The stock market faced some selling pressure after six straight weeks of gains for the S&P 500. The S&P 500 closed 1.0% lower last week and the Dow Jones sank 2.7%. The profit-taking activity was fueled by rising market rates. The yield on the 10 year US Treasury ended 16 basis points higher last week at 4.23% and the 2-yr yield settled 15 basis points higher this week at 4.10%. This week’s selling in the Treasury market expanded the 2s10s spread by one basis point to 13.
The Nasdaq managed to settle 0.2% higher for the week, benefitting from buying activity in mega caps and semiconductor shares. The Vanguard Mega Cap Growth ETF (MGK) rose 0.3% and the PHLX Semiconductor Index (SOX) eked out a 0.1% gain. Some of the buying in mega cap shares was related to the huge jump in Tesla (TSLA) following impressive Q3 earnings and an aggressive 2025 vehicle growth forecast.

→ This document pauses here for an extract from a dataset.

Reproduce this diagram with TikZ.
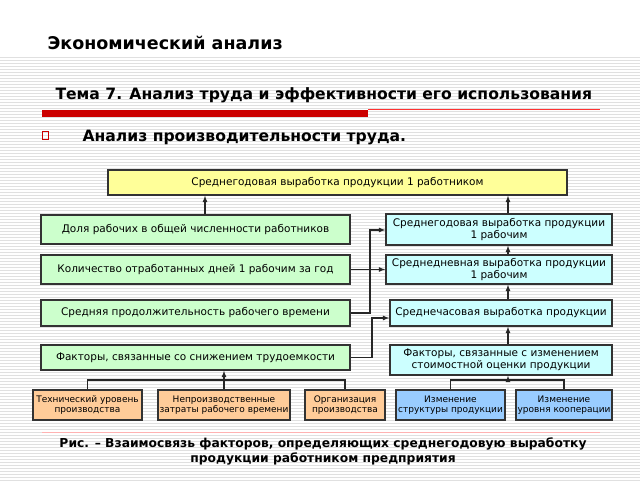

On Friday we received Durable Orders for the month of September which came in at -0.8% (consensus -0.9%) and August’s orders were revised downwards to -0.8% from 0.0%. However, September Durable Orders ex-transportation came in at +0.4% (Briefing.com consensus -0.1%). The key takeaway from the report is that it had a split growth personality. A 0.5% increase in nondefense capital goods orders excluding aircraft conveyed a pickup in business spending, yet the 0.3% decline in shipments of nondefense capital goods orders excluding aircraft, which factors into GDP computations, declined 0.3% on the heels of a 0.1% decline in August and a 0.4% decline in July.
Over the weekend, Israel launched a reprisal attack against Iranian military targets. Preliminary reports indicate that neither Iranian energy production infrastructure nor nuclear sites were hit.